Угроза американских атомных бомбардировок СССР буквально висела в воздухе в конце 1940-х-начале 1950-х гг. По прошествии более пятидесяти лет многие документы рассекречены. Стало известно, что «уже 4 сентября 1945 года, то есть на следующий день после официального окончания Второй мировой войны (!), в США был подписан Меморандум 329, который ставил перед американскими военными следующую задачу: “Отобрать приблизительно 20 наиболее важных целей, пригодных для стратегической атомной бомбардировки в СССР и на контролируемой им территории” <…>. В списке советских городов, которые должны были разделить судьбу Хиросимы, были Москва, Горький, Куйбышев, Свердловск, Новосибирск, Омск, Саратов, Казань, Ленинград, Баку, Ташкент, Челябинск, Нижний Тагил, Магнитогорск, Пермь, Тбилиси, Новокузнецк, Грозный, Иркутск и Ярославль — в то время в них проживало 13 миллионов человек. Планировалось также уничтожение Транссибирской магистрали <…> К середине 1948 года был составлен план “Чариотир” согласно которому в первые тридцать дней планировалось сбросить 133 атомные бомбы на 70 советских городов, в том числе 8 бомб на Москву и 7 на Ленинград. На втором этапе, который должен был продлиться еще два года, предполагалось сбросить на СССР еще 200 атомных и 250 тысяч обычных бомб. Оперативный план <…>, представленный комитету начальников штабов командующим американскими ВВС 21 декабря 1948 года, исходил уже из того, что война с Советским Союзом начнется до 1 апреля 1949 года. Американцев тоже поджимало время: по их расчетам СССР создаст свою атомную бомбу не ранее 1952–1955 годов, но советский министр иностранных дел Молотов уже в 1947 году во всеуслышание заявил, что атомное оружие не является тайной для Советов. Вот и гадай: блеф это или на самом деле так оно и есть…» [Прудникова, 2005. С. 197].

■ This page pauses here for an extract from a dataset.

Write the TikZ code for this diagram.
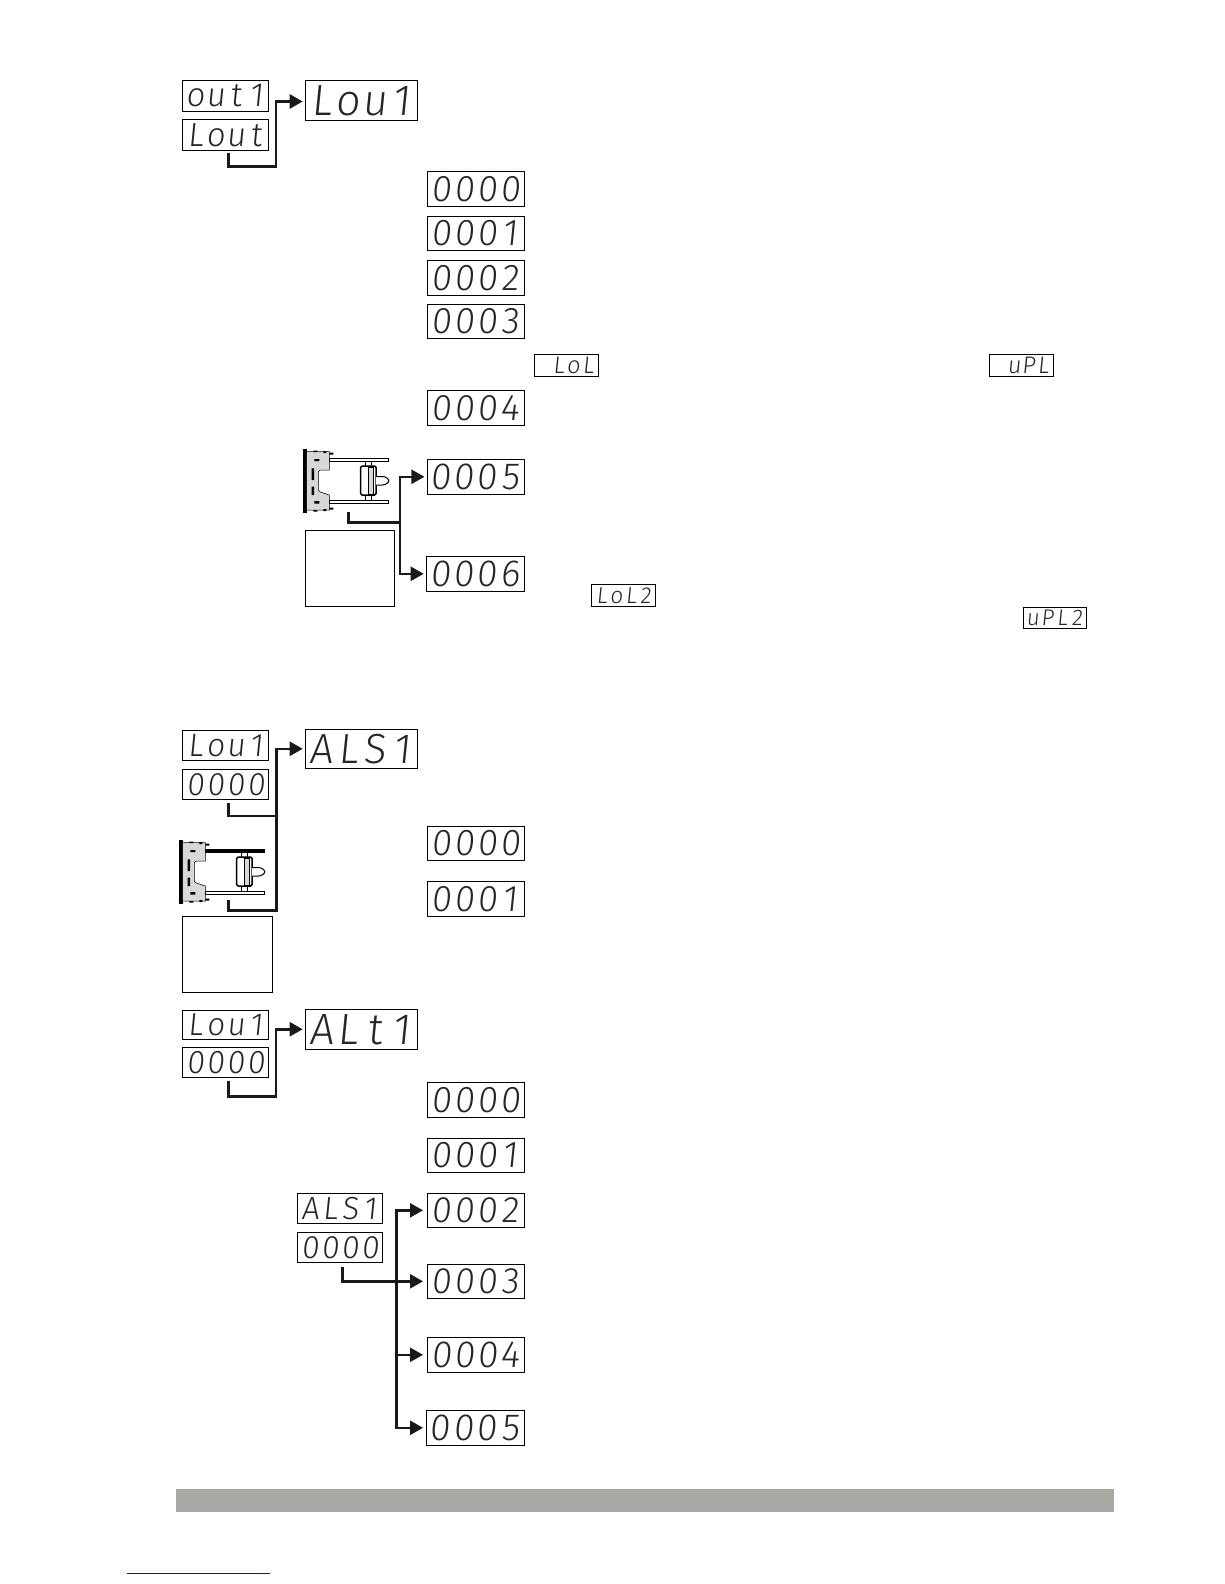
\documentclass[tikz,border=0pt]{standalone}
\usepackage{fontspec}
\usetikzlibrary{arrows.meta,calc}
\newfontfamily\segfont[FakeSlant=0.1,FakeStretch=0.98]{Fira Sans Light}
\newlength{\segcell}
\newcommand{\segcells}[4]{\makebox[\segcell][c]{\vphantom{0}#1}\makebox[\segcell][c]{#2}\makebox[\segcell][c]{#3}\makebox[\segcell][c]{#4}}
% name, x0, y0, x1, y1, four characters
\newcommand{\disp}[9]{%
  \pgfmathsetmacro\dw{#4-#2}\pgfmathsetmacro\dh{#5-#3}\pgfmathsetmacro\fs{\dh*1.08}%
  \pgfmathsetlength{\segcell}{(\dw-5)/4*1pt}%
  \node[dispbox,minimum width=\dw pt,minimum height=\dh pt] (#1) at ({(#2+#4)/2},{(#3+#5)/2})
    {\fontsize{\fs pt}{\fs pt}\selectfont\segfont\segcells{#6}{#7}{#8}{#9}};}
% x, y, fill of upper rail
\newcommand{\device}[3]{%
  \begin{scope}[shift={(#1,#2)}]
    \fill[black] (0,0) rectangle (3.3,64.3);
    \draw[line width=.5pt,fill=devgray] (3.3,2.7) -- (26,2.7) -- (26,21) -- (17,21) -- (15,23) -- (15,41) -- (17,43) -- (26,46) -- (26,61) -- (3.3,61) -- cycle;
    \fill[black] (11,10) rectangle (16,12) (11,52) rectangle (16,54.5) (8.3,19.3) rectangle (10.7,31) (8.3,37.7) rectangle (10.7,46);
    \fill[black] (20,2) rectangle (23,4) (26,3.5) rectangle (30,5.5) (20,60) rectangle (23,62) (26,58.5) rectangle (30,60.5) (10,1.5) rectangle (14,3) (10,61) rectangle (14,62.5);
    \draw[line width=.8pt,fill=#3] (26,9.5) rectangle (85.5,12.3);
    \draw[line width=.8pt,fill=white] (26,51.5) rectangle (85.5,54.3);
    \draw[line width=.9pt,fill=white] (61.7,12) rectangle (68,17) (61.7,46) rectangle (68,51.5);
    \draw[line width=1.5pt,fill=white,rounded corners=1.5pt] (57.3,17) rectangle (72.7,46);
    \draw[line width=.8pt,fill=devgray] (65,18) rectangle (70,45);
    \draw[line width=1pt,fill=white] (72.7,27.5) -- (79,27.5) .. controls (83,27.5) and (85.5,30.5) .. (85.5,31.8) .. controls (85.5,33) and (83,36) .. (79,36) -- (72.7,36);
  \end{scope}}
\tikzset{
  dispbox/.style={draw=black,line width=.8pt,fill=white,inner sep=0pt,outer sep=0pt,text=black!85},
  blankbox/.style={draw=black,line width=.6pt,fill=white,inner sep=0pt,outer sep=0pt},
  conn/.style={draw=black!90,line width=2.5pt,line join=miter},
  arrowconn/.style={conn,-{Triangle[length=13pt,width=14pt]}}
}
\definecolor{devgray}{HTML}{D9D8D6}
\definecolor{bandgray}{HTML}{A9A8A5}
\definecolor{linkblue}{HTML}{1A1A80}
\begin{document}
\begin{tikzpicture}[x=1pt,y=-1pt]
\useasboundingbox (0,0) rectangle (1224,1584);
\fill[white] (0,0) rectangle (1224,1584);

% first group
\disp{aout}{182.7}{80.3}{268.7}{111.3}{o}{u}{t}{1}
\disp{alout}{182.7}{119.7}{268.7}{150.7}{L}{o}{u}{t}
\disp{alou}{305.3}{80.3}{417.7}{120.7}{L}{o}{u}{1}
\coordinate (a1) at (276,166.7);
\draw[arrowconn] ([xshift=2.6pt,yshift=-2pt]alout.south) |- (a1) |- ([xshift=-2.6pt,yshift=-1pt]alou.west);

\disp{b0}{427}{171.7}{524.3}{206}{0}{0}{0}{0}
\disp{b1}{427}{216}{524.3}{250.5}{0}{0}{0}{1}
\disp{b2}{427}{260.6}{524.3}{295}{0}{0}{0}{2}
\disp{b3}{427}{304}{524.3}{338.3}{0}{0}{0}{3}
\disp{blol}{534}{354.5}{598}{376.7}{}{L}{o}{L}
\disp{bupl}{989.7}{354.5}{1053}{376.7}{}{u}{P}{L}
\disp{b4}{427}{390.8}{524.3}{425}{0}{0}{0}{4}

\device{303.3}{449}{white}
\disp{b5}{427}{459.3}{524.3}{494.3}{0}{0}{0}{5}
\disp{b6}{426.3}{556.3}{524.3}{591.3}{0}{0}{0}{6}
\node[blankbox,minimum width=89pt,minimum height=76pt] (bblank) at (349.8,568.3) {};
\coordinate (btap) at (348.3,511.7);
\coordinate (bj) at (400,522.3);
\draw[conn] (btap) |- (bj);
\draw[arrowconn] (bj) |- ([xshift=-2.6pt]b5.west);
\draw[arrowconn] (bj) |- ([xshift=-2.6pt]b6.west);
\disp{blol2}{591.8}{584.7}{655.4}{606}{L}{o}{L}{2}
\disp{bupl2}{1023}{607}{1086.7}{628}{u}{P}{L}{2}

% second group
\disp{clou}{182.7}{730.3}{268.7}{760.3}{L}{o}{u}{1}
\disp{c00}{182.7}{769.3}{268.7}{799.3}{0}{0}{0}{0}
\disp{cals}{305.3}{729.3}{417.7}{768.3}{A}{L}{S}{1}
\device{179.3}{840}{black}
\node[blankbox,minimum width=90pt,minimum height=76pt] (cblank) at (227.7,954.3) {};
\coordinate (ctap) at (228.3,900.3);
\coordinate (cj1) at (276.7,816);
\coordinate (cj2) at (276.7,910.3);
\draw[conn] ([xshift=2.6pt,yshift=-4pt]c00.south) |- (cj1);
\draw[arrowconn] (ctap) |- (cj2) |- ([xshift=-2.6pt]cals.west);
\disp{c0}{427}{826}{524.3}{860.5}{0}{0}{0}{0}
\disp{c1}{427}{881.7}{524.3}{916}{0}{0}{0}{1}

% third group
\disp{dlou}{182.7}{1010}{268.7}{1039.5}{L}{o}{u}{1}
\disp{d00}{182.7}{1047.3}{268.7}{1077.6}{0}{0}{0}{0}
\disp{dalt}{305.3}{1009}{417.7}{1049.5}{A}{L}{t}{1}
\coordinate (d1) at (276,1096.7);
\draw[arrowconn] ([xshift=2.6pt,yshift=-3pt]d00.south) |- (d1) |- ([xshift=-2.6pt]dalt.west);
\disp{d0}{427}{1082.6}{524.3}{1117}{0}{0}{0}{0}
\disp{d1b}{427}{1138}{524.3}{1172.5}{0}{0}{0}{1}
\disp{dals}{297.7}{1193.7}{382.7}{1223.3}{A}{L}{S}{1}
\disp{d000}{297.7}{1232.3}{382.7}{1262.3}{0}{0}{0}{0}
\disp{d2}{427.3}{1193.3}{524.3}{1227.3}{0}{0}{0}{2}
\disp{d3}{427.3}{1264.3}{524.3}{1298.3}{0}{0}{0}{3}
\disp{d4}{427.3}{1337.3}{524.3}{1372.3}{0}{0}{0}{4}
\disp{d5}{426}{1410.3}{524.3}{1445.3}{0}{0}{0}{5}
\coordinate (dj) at (396.3,1281.3);
\draw[conn] ([xshift=2.3pt,yshift=-4.7pt]d000.south) |- (dj);
\draw[arrowconn] (dj) |- ([xshift=-4.3pt]d2.west);
\draw[arrowconn] (dj) -- ([xshift=-4.3pt]d3.west);
\draw[arrowconn] (dj) |- ([xshift=-4.3pt]d4.west);
\draw[arrowconn] (dj) |- ([xshift=-3pt]d5.west);

% footer
\fill[bandgray] (175.7,1488.6) rectangle (1114,1512);
\draw[linkblue,line width=1pt] (127,1573.5) -- (269.6,1573.5);
\end{tikzpicture}
\end{document}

Еще определеннее высказался академик А.П. Александров, выдающийся ученый-атомщик, бывший Президент Академии наук СССР, трижды Герой Социалистического Труда. Этот в высшей степени компетентный и мудрый человек сказал (дается точная запись его прямой речи): «У них <США> были рассуждения такие в журналах, я помню. Что вот, мол, немцы захватили всю Украину и значительную часть промышленной части России. И все-таки войну мы выдержали. Что, следовательно, мало уничтожить, допустим, там 80 городов, а надо уничтожить гораздо больше. И что к этому они еще, так сказать, не готовы. Вот в чем было все дело. Что они не могли начать войну, скажем, даже имея сотню бомб. Тогда у них могло быть их примерно около сотни. В 49, в 50 году у них должно было быть около сотни. Я когда-то считал это дело. Данные о том, сколько у них заводов, они публиковали. Это было ясно, мощности не были известны, но примерно можно было оценить. <…> американцы считают, что раньше 54 года нам ничего не создать, а примерно можно было ориентировочно сказать, что они войну развернут около 52 года. Потому что они уже начали накапливать бомбардировщики на этих базах. А просто содержать это дело было бы очень дорого. Так что видно было, что они в 52-м году шарахнут [Александров, 2002, с. 154].